_Required work_
Shown below is a listing with pictures; reproduce exactly, and only, the lines between the ones containing "Emit a Python" and "0.082, 0.03, -0.07]", inclusive, leaving the pictures out.

Rows from a dataset of charts and code
"""

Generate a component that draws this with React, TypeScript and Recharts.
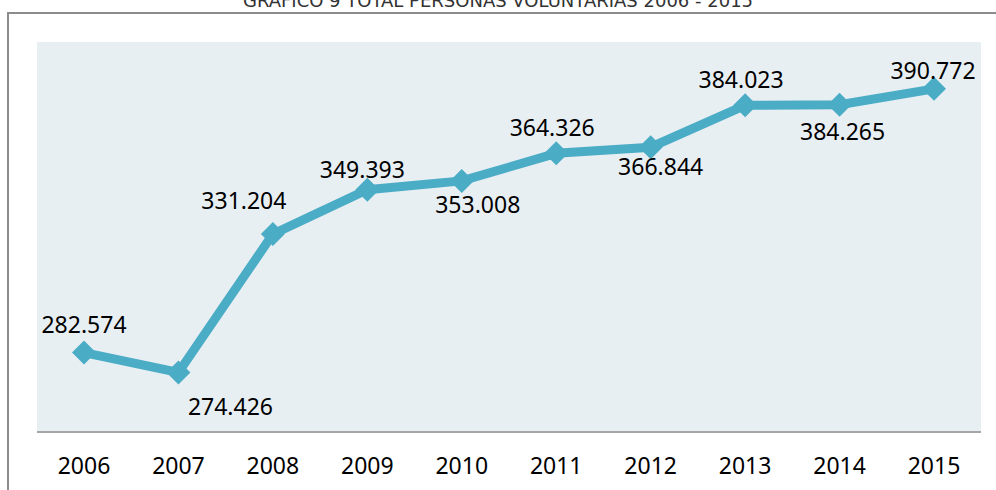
import { LineChart, Line, XAxis, YAxis, CartesianGrid, LabelList } from "recharts"

const years = ["2006", "2007", "2008", "2009", "2010", "2011", "2012", "2013", "2014", "2015"]
const volunteers = [282574, 274426, 331204, 349393, 353008, 364326, 366844, 384023, 384265, 390772]

const data = years.map((year, i) => ({ year, value: volunteers[i] }))

// label offsets relative to each point (dx, dy)
const labelOffsets = [
  [0, -29],
  [52, 34],
  [-29, -34],
  [-5, -21],
  [16, 23],
  [-4, -26],
  [10, 19],
  [-4, -26],
  [3, 26],
  [-1, -19],
]

const fmt = (v: number) => v.toLocaleString("de-DE")

const Diamond = (props: any) => {
  const { cx, cy } = props
  if (cx == null || cy == null) return null
  const r = 12
  return (
    <polygon
      points={`${cx},${cy - r} ${cx + r},${cy} ${cx},${cy + r} ${cx - r},${cy}`}
      fill="#4BACC6"
    />
  )
}

const ValueLabel = (props: any) => {
  const { x, y, value, index } = props
  const [dx, dy] = labelOffsets[index]
  return (
    <text
      x={x + dx}
      y={y + dy}
      textAnchor="middle"
      dominantBaseline="central"
      fontFamily="Noto Sans"
      fontSize={23}
      fill="#000"
    >
      {fmt(value)}
    </text>
  )
}

export default function App() {
  return (
    <div style={{ position: "absolute", left: 0, top: 0, width: 996, height: 490, overflow: "hidden", background: "#fff" }}>
      <svg width={996} height={490} style={{ position: "absolute", left: 0, top: 0 }}>
        <text x={498} y={7} textAnchor="middle" fontFamily="DejaVu Sans" fontSize={18} fill="#333">
          GRÁFICO 9 TOTAL PERSONAS VOLUNTARIAS 2006 - 2015
        </text>
        <line x1={8} y1={13} x2={996} y2={13} stroke="#8c8c8c" strokeWidth={2} />
        <line x1={8} y1={12} x2={8} y2={490} stroke="#8c8c8c" strokeWidth={2} />
      </svg>
      <div style={{ position: "absolute", left: 0, top: 0 }}>
        <LineChart width={996} height={490} data={data} margin={{ top: 42, left: 37, right: 15, bottom: 0 }}>
          <CartesianGrid fill="#e8eff3" horizontal={false} vertical={false} />
          <XAxis
            dataKey="year"
            height={58}
            padding={{ left: 47, right: 47 }}
            axisLine={{ stroke: "#a6a6a6", strokeWidth: 2 }}
            tickLine={false}
            tick={{ fill: "#000", fontSize: 23, fontFamily: "Noto Sans" }}
            tickMargin={20}
          />
          <YAxis hide domain={[250000, 410000]} />
          <Line
            dataKey="value"
            stroke="#4BACC6"
            strokeWidth={9}
            dot={<Diamond />}
            activeDot={false}
            isAnimationActive={false}
          >
            <LabelList dataKey="value" content={<ValueLabel />} />
          </Line>
        </LineChart>
      </div>
    </div>
  )
}
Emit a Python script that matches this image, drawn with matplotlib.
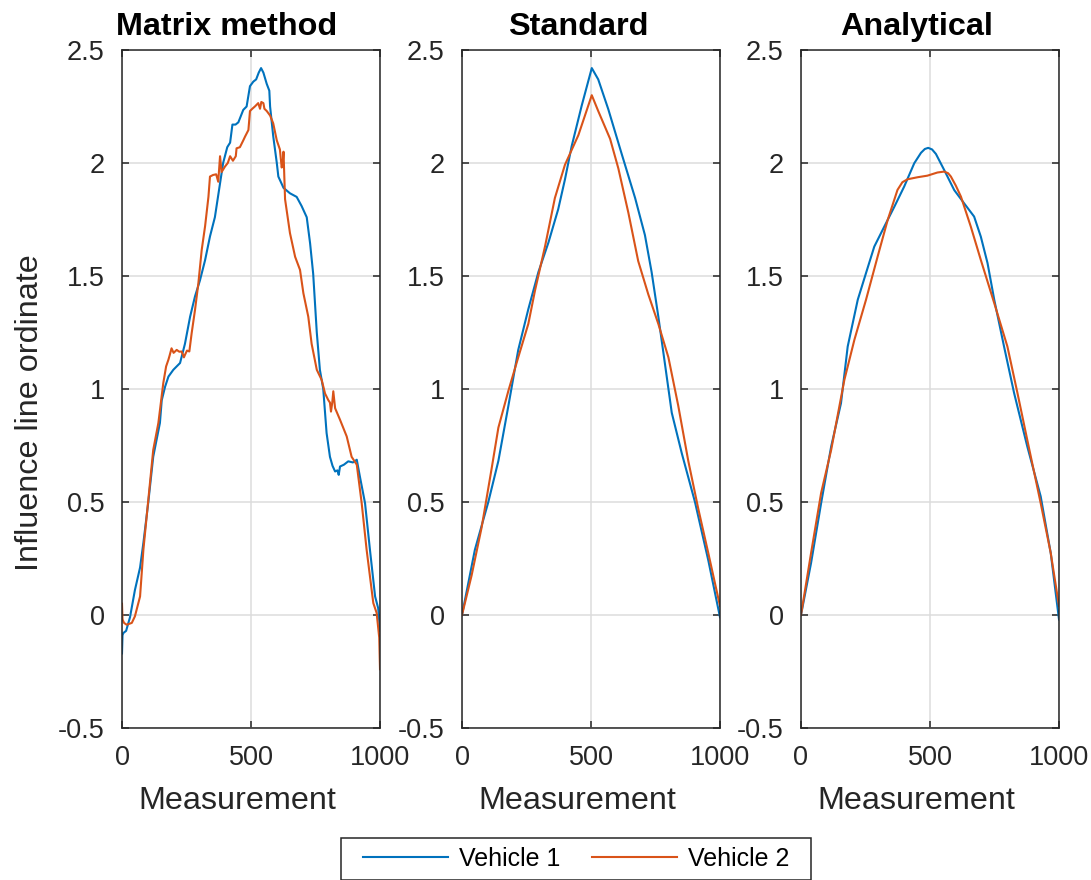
import numpy as np
import matplotlib
matplotlib.use('Agg')
import matplotlib.pyplot as plt
from matplotlib.patches import Rectangle

plt.rcParams['font.family'] = ['Liberation Sans', 'DejaVu Sans']

# Matrix method, vehicle 1 (measurement index, ordinate)
mat_x1 = [0, 2, 5, 16, 31, 50, 70, 83, 102, 121, 147, 154, 167, 180, 199, 225, 244,
          264, 283, 302, 322, 341, 360, 380, 392, 408, 419, 428, 440, 451, 470, 483,
          496, 509, 520, 530, 539, 548, 561, 571, 574, 586, 600, 606, 626, 651, 677,
          696, 716, 729, 741, 755, 767, 780, 793, 806, 816, 826, 835, 840, 845, 860,
          877, 895, 910, 922, 942, 961, 981, 993, 1000]
mat_y1 = [-0.17, -0.09, -0.08, -0.07, -0.01, 0.11, 0.21, 0.32, 0.50, 0.70, 0.85, 0.95,
          1.01, 1.055, 1.085, 1.115, 1.20, 1.32, 1.41, 1.48, 1.57, 1.675, 1.76, 1.91,
          2.00, 2.07, 2.09, 2.17, 2.17, 2.18, 2.235, 2.25, 2.34, 2.36, 2.37, 2.40,
          2.42, 2.40, 2.35, 2.32, 2.25, 2.12, 2.00, 1.94, 1.89, 1.866, 1.85, 1.81,
          1.76, 1.645, 1.51, 1.25, 1.085, 1.00, 0.805, 0.70, 0.66, 0.635, 0.64, 0.62,
          0.657, 0.665, 0.68, 0.675, 0.687, 0.613, 0.495, 0.289, 0.082, 0.03, -0.07]

# Matrix method, vehicle 2
mat_x2 = [0, 2, 8, 18, 38, 50, 70, 83, 102, 121, 141, 160, 171, 180, 185, 192, 200,
          212, 222, 231, 240, 244, 252, 261, 270, 283, 296, 309, 322, 335, 341, 353,
          365, 373, 380, 386, 399, 410, 419, 430, 441, 444, 457, 470, 477, 490, 496,
          505, 515, 528, 535, 540, 548, 552, 561, 574, 586, 600, 612, 619, 623, 626,
          632, 651, 671, 690, 703, 722, 735, 755, 774, 787, 800, 806, 810, 815, 819,
          826, 845, 871, 890, 910, 929, 948, 974, 987, 997, 1000]
mat_y2 = [0.05, -0.02, -0.035, -0.043, -0.035, -0.006, 0.082, 0.29, 0.51, 0.73, 0.85,
          1.026, 1.10, 1.13, 1.15, 1.18, 1.16, 1.173, 1.165, 1.166, 1.14, 1.151,
          1.17, 1.166, 1.247, 1.35, 1.468, 1.616, 1.72, 1.85, 1.94, 1.947, 1.95, 1.917,
          2.03, 1.96, 1.984, 2.00, 2.03, 2.01, 2.03, 2.065, 2.07, 2.10, 2.117, 2.146,
          2.23, 2.24, 2.25, 2.265, 2.24, 2.27, 2.265, 2.24, 2.23, 2.21, 2.176, 2.10,
          2.06, 1.98, 2.00, 2.05, 1.84, 1.69, 1.585, 1.527, 1.424, 1.32, 1.20, 1.085,
          1.04, 0.98, 0.95, 0.94, 0.90, 0.94, 0.99, 0.915, 0.864, 0.79, 0.70, 0.665,
          0.495, 0.29, 0.053, 0.009, -0.10, -0.24]

# Standard method
std_x1 = [0, 50, 102, 141, 180, 218, 257, 296, 335, 373, 399, 425, 464, 503, 528,
          567, 619, 671, 709, 735, 761, 787, 813, 852, 903, 955, 1000]
std_y1 = [0.0, 0.289, 0.50, 0.682, 0.927, 1.173, 1.353, 1.517, 1.648, 1.796, 1.927,
          2.074, 2.254, 2.42, 2.37, 2.238, 2.04, 1.845, 1.681, 1.517, 1.32, 1.108,
          0.895, 0.715, 0.50, 0.24, -0.01]
std_x2 = [0, 37, 76, 115, 141, 180, 218, 257, 283, 322, 360, 399, 451, 503, 528, 574,
          606, 645, 683, 722, 761, 800, 838, 877, 916, 955, 1000]
std_y2 = [0.0, 0.174, 0.387, 0.649, 0.829, 0.993, 1.14, 1.288, 1.436, 1.632, 1.845,
          1.992, 2.123, 2.30, 2.23, 2.107, 1.976, 1.779, 1.566, 1.419, 1.288, 1.14,
          0.927, 0.682, 0.469, 0.272, 0.04]

# Analytical method
ana_x1 = [0, 39, 78, 117, 155, 181, 220, 252, 284, 323, 362, 400, 439, 465, 480, 493,
          508, 523, 555, 594, 632, 671, 697, 723, 749, 787, 826, 877, 929, 968, 1000]
ana_y1 = [0.0, 0.23, 0.495, 0.746, 0.937, 1.188, 1.395, 1.513, 1.63, 1.719, 1.807,
          1.896, 1.999, 2.045, 2.062, 2.067, 2.06, 2.04, 1.969, 1.88, 1.822, 1.763,
          1.674, 1.557, 1.395, 1.188, 0.982, 0.746, 0.525, 0.274, -0.02]
ana_x2 = [0, 39, 78, 117, 168, 207, 252, 297, 336, 374, 393, 413, 452, 490, 529, 555,
          570, 581, 600, 620, 658, 697, 749, 800, 839, 877, 929, 968, 1000]
ana_y2 = [0.0, 0.274, 0.54, 0.731, 1.04, 1.218, 1.395, 1.586, 1.748, 1.881, 1.915,
          1.928, 1.937, 1.944, 1.958, 1.962, 1.955, 1.94, 1.90, 1.851, 1.719, 1.571,
          1.38, 1.188, 0.982, 0.775, 0.495, 0.274, 0.04]

titles = ['Matrix method', 'Standard', 'Analytical']
title_x = [0.407, 0.45, 0.45]
series = [(mat_x1, mat_y1, mat_x2, mat_y2),
          (std_x1, std_y1, std_x2, std_y2),
          (ana_x1, ana_y1, ana_x2, ana_y2)]

blue = '#0072BD'
orange = '#D95319'
axis_col = '#262626'

fig = plt.figure(figsize=(10.91, 8.8), dpi=100)
lefts = [122 / 1091, 462 / 1091, 801 / 1091]
axes = []
for i, left in enumerate(lefts):
    ax = fig.add_axes([left, 152 / 880, 258 / 1091, 678 / 880])
    x1, y1, x2, y2 = series[i]
    l1, = ax.plot(x1, y1, color=blue, lw=1.5, label='Vehicle 1')
    l2, = ax.plot(x2, y2, color=orange, lw=1.5, label='Vehicle 2')

    ax.set_xlim(0, 1000)
    ax.set_ylim(-0.5, 2.5)
    ax.set_xticks([0, 500, 1000])
    ax.set_yticks([-0.5, 0, 0.5, 1, 1.5, 2, 2.5])
    ax.set_yticklabels(['-0.5', '0', '0.5', '1', '1.5', '2', '2.5'])
    ax.grid(True, color='#dcdcdc', lw=1.1)
    ax.set_axisbelow(True)
    ax.tick_params(direction='in', length=5, width=1.1, colors=axis_col,
                   labelsize=19.5, top=True, right=True)
    ax.tick_params(axis='y', pad=12.5)
    ax.tick_params(axis='x', pad=12)
    for sp in ax.spines.values():
        sp.set_color(axis_col)
        sp.set_linewidth(1.1)

    ax.set_xlabel('Measurement', fontsize=23.3, color=axis_col)
    ax.xaxis.set_label_coords(0.448, -0.085)
    ax.set_title(titles[i], fontsize=23.3, fontweight='bold', x=title_x[i], pad=10.5)
    axes.append(ax)

axes[0].set_ylabel('Influence line ordinate', fontsize=23.3, color=axis_col)
axes[0].yaxis.set_label_coords(-0.30, 0.465)

# shared legend under the panels, with its own box
fig.add_artist(Rectangle((341 / 1091, 0.0), 470 / 1091, 42 / 880,
                         transform=fig.transFigure, facecolor='white',
                         edgecolor=axis_col, lw=1.1))
leg = fig.legend([l1, l2], ['Vehicle 1', 'Vehicle 2'], loc='center',
                 bbox_to_anchor=(576 / 1091, 21 / 880), ncol=2, fontsize=18,
                 frameon=False, handlelength=3.4, handletextpad=0.45,
                 columnspacing=1.25, borderpad=0.0)

fig.savefig('out.png', dpi=100)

"""

_Solved exercise_
Emit a Python script that matches this image, drawn with matplotlib.
import numpy as np
import matplotlib
matplotlib.use('Agg')
import matplotlib.pyplot as plt
from matplotlib.patches import Rectangle

plt.rcParams['font.family'] = ['Liberation Sans', 'DejaVu Sans']

# Matrix method, vehicle 1 (measurement index, ordinate)
mat_x1 = [0, 2, 5, 16, 31, 50, 70, 83, 102, 121, 147, 154, 167, 180, 199, 225, 244,
          264, 283, 302, 322, 341, 360, 380, 392, 408, 419, 428, 440, 451, 470, 483,
          496, 509, 520, 530, 539, 548, 561, 571, 574, 586, 600, 606, 626, 651, 677,
          696, 716, 729, 741, 755, 767, 780, 793, 806, 816, 826, 835, 840, 845, 860,
          877, 895, 910, 922, 942, 961, 981, 993, 1000]
mat_y1 = [-0.17, -0.09, -0.08, -0.07, -0.01, 0.11, 0.21, 0.32, 0.50, 0.70, 0.85, 0.95,
          1.01, 1.055, 1.085, 1.115, 1.20, 1.32, 1.41, 1.48, 1.57, 1.675, 1.76, 1.91,
          2.00, 2.07, 2.09, 2.17, 2.17, 2.18, 2.235, 2.25, 2.34, 2.36, 2.37, 2.40,
          2.42, 2.40, 2.35, 2.32, 2.25, 2.12, 2.00, 1.94, 1.89, 1.866, 1.85, 1.81,
          1.76, 1.645, 1.51, 1.25, 1.085, 1.00, 0.805, 0.70, 0.66, 0.635, 0.64, 0.62,
          0.657, 0.665, 0.68, 0.675, 0.687, 0.613, 0.495, 0.289, 0.082, 0.03, -0.07]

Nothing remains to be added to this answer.